When Korolev’s associates returned, he told them they would launch a dog aboard the next Sputnik. Using a hermetically sealed sphere like the one used for PS-1 for instruments and an animal capsule from one of the earlier rocket flights at Kapustin Yar, they assembled a satellite that could sustain a dog for a week. At first the task seemed impossible but, largely through Korolev’s force of character, exhortations, and tireless leadership, the satellite was ready in time. Sputnik 2 was assembled so quickly that no detailed blueprints were prepared -- only sketches.

On November 3, 1957, Laika became the first animal to orbit the Earth. Sputnik-2 weighed 1,120 pounds and circled the earth every 103 minutes. While Laika sailed overhead in a sealed cabin, scientists on the ground monitored her respiration, blood pressure, and temperature. Television images showed her moving around and eating from a special food dispenser. Laika made several rocket flights before going into orbit, but this would definitely be her last launch. Lacking the means to return her from space, Laika was launched on a one-way journey into space.
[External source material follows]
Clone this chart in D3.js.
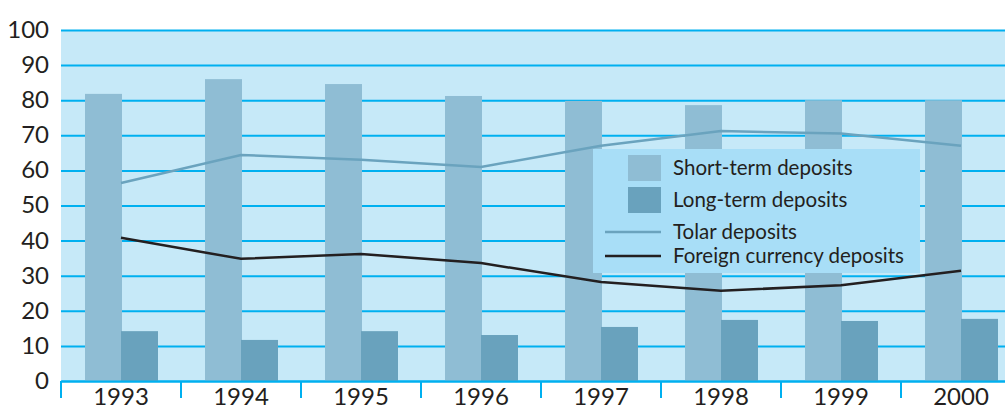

During orbital insertion, a section of insulation tore away from the capsule so it overheated. Temperatures inside Sputnik soared above 100 degrees Fahrenheit. This proved deadly for Laika and she died from the heat after only a few hours. At the time, the Soviets reported she had been painlessly put to sleep after a week in space. Sputnik 2 remained in orbit until April 14, 1958, when its orbit finally decayed and it burned up on reentry.